The Validation of the Simulated Microphysical Structure within the Midlevel Inflow Region of a Tropical, Oceanic Squall Line

Barnes and Houze [2014] demonstrated that microphysical processes within mesoscale convective systems (MCSs) observed over the Indian Ocean during the Dynamics of the Madden-Julian Oscillation / ARM MJO investigation experiment (DYNAMO/AMIE) were organized in a repeatable, systematic manner with respect to the kinematic structure of these storms using the dual-polarimetric NCAR S-PolKa radar. A version of the NCAR particle identification algorithm (PID), modified for the central Indian Ocean, was composited around the kinematic structure of these storms, which was identified using radial velocity. Using this spatial compositing technique, Barnes and Houze [2014] showed that the region of the containing the midlevel inflow is characterized by decreasing rain intensity towards the anvil and wet aggregates, dry aggregates, and small ice crystals layered sequentially above the melting layer. Interestingly, it was also noted that shallow pockets of rimed particles are found just about the melting layer. Given that these microphysical structures were observed in more than twenty MCSs observed during DYNAMO/AMIE, the current study investigates if the microphysical processes simulated by the Weather Research and Forecasting Model (WRF) have a similar structure.

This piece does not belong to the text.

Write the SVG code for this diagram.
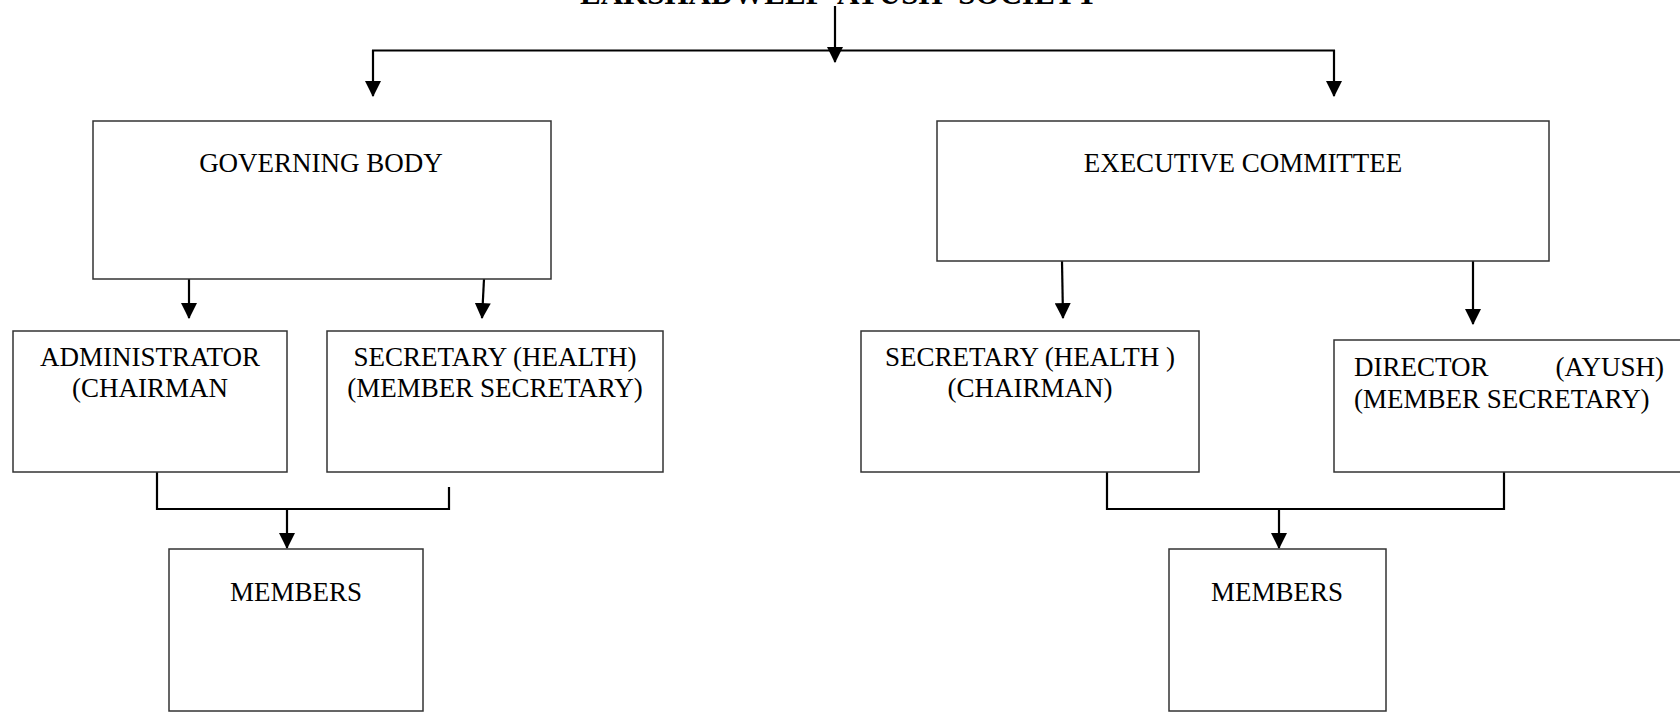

The current study focuses on a series of intense leading-line trail stratiform MCSs that were observed by the NCAR S-PolKa radar on Addu Atoll in the Maldives from 1000 UTC 23 December 2011 through 0000 UTC 24 December 2011. In order to compare the structure of the simulated microphysical processes to the structure observed during DYNAMO, it is essential that the simulated midlevel inflow matches the observed midlevel inflow as close as possible. To achieve this requirement, we use the Pennsylvania State University Ensemble Kalman Filter Version of WRF (PSU EnKF WRF) to assimilate radial velocity data obtained using the NCAR S-PolKa radar every fifteen minutes from 1800 UTC December 2011 until 0000 UTC 24 December 2011. The simulation has an outer domain at 3 km resolution and an inner domain at a 1 km resolution.

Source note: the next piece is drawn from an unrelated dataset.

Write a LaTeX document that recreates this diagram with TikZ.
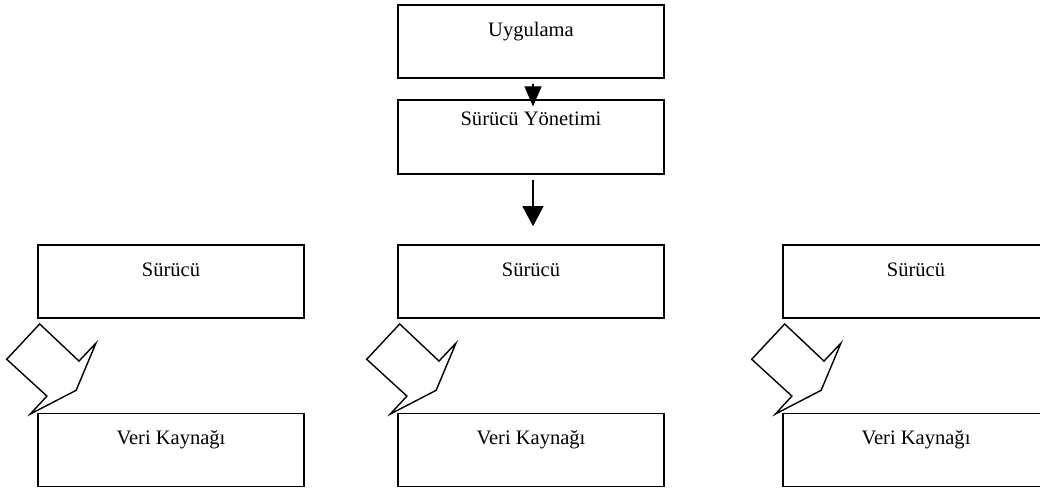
\documentclass[tikz,border=0pt]{standalone}
\usepackage{fontspec}
\setmainfont{Liberation Serif}
\usepackage{tikz}
\usetikzlibrary{arrows.meta,positioning}

\begin{document}
\begin{tikzpicture}[x=0.025cm, y=-0.025cm,
  gbox/.style={rectangle, draw, line width=1.1pt, minimum width=6.65cm, inner ysep=0pt,
    text height=0.785cm, text depth=1.04cm, font=\fontsize{14.6}{17}\selectfont},
  flow/.style={line width=0.8pt, -{Triangle[length=0.5cm, width=#1]}},
  callout/.style={line width=1pt, line join=miter}
]
  \clip (0,0) rectangle (1040,492);
  \node[gbox] (app) at (531,41.5) {Uygulama};
  \node[gbox, text height=0.63cm, text depth=1.22cm] (mgr) at (531,137) {Sürücü Yönetimi};
  \node[gbox] (drv1) at (171,281.5) {Sürücü};
  \node[gbox] (drv2) at (531,281.5) {Sürücü};
  \node[gbox] (drv3) at (916,281.5) {Sürücü};
  \node[gbox] (src1) at (171,450) {Veri Kaynağı};
  \node[gbox] (src2) at (531,450) {Veri Kaynağı};
  \node[gbox] (src3) at (916,450) {Veri Kaynağı};
  \draw[flow=0.425cm, shorten <=0.12cm, shorten >=-0.18cm] ([xshift=0.05cm]app.south) -- ([xshift=0.05cm]mgr.north);
  \draw[flow=0.525cm, shorten <=0.12cm, shorten >=0.45cm] ([xshift=0.05cm]mgr.south) -- ([xshift=0.05cm]drv2.north);
  % callouts from each driver down to its data source
  \foreach \i in {1,2,3} {
    \begin{scope}[shift={(drv\i.south west)}]
      \draw[callout] (2.5,5.2) -- (-30.5,40.5) -- (9.7,77.3) -- (-6.8,95.2) -- (39,71.5)
        -- (58.7,24.4) -- (41.8,42.3) -- cycle;
    \end{scope}
  }
\end{tikzpicture}
\end{document}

By assimilating only radial velocity data, we are able to greatly improve WRF's representation of the midlevel inflow in these squall lines. Given that we do not assimilate radar reflectivity, the microphysical structure of these storms are allowed to evolve freely in response to the simulated airflow. Thus, our experimental design allows us to specifically investigate how different microphysical parameterization schemes organize microphysical processes around the midlevel inflow of this simulated squall line. Nine simulated microphysical processes are analyzed in this study: melting, aggregation, riming, sublimation, deposition, evaporation, condensation, ice nucleation, and rain auto-collection. These fields were obtained by modifying the microphysical parameterization schemes so that these variables, which are already calculated within the parameterization, are output by WRF. The microphysical parameterization schemes analyzed in this study include the Goddard, Morrison 2-moment, Milbrandt-Yau double moment, WRF single moment 6-class, and WRF double moment 6-class schemes.

Preliminary results from the Goddard scheme indicate that simulated microphysical processes also have a systematic organization around the midlevel inflow of this oceanic squall line. Some of the simulated microphysical structures are consistent with observations. For example, melting particles, aggregations, and newly formed ice occur in subsequent layers above the melting layer. However, there are some discrepancies between the structure of the simulated microphysical processes and observations. For example, riming in the WRF simulation occurs from the melting layer through 12 km, which is much deeper than observations.

Analyses such as these are important since they provide a new way to use radar data to valid numerical simulations. Directly comparing simulated snow, ice, and graupel to PID data is not possible since simulated and radar-observed hydrometeors are defined in fundamentally different ways. However, by interpreting the PID fields as microphysical processes and comparing those fields with the simulated microphysical processes, we can more directly validate the microphysical parameterizations.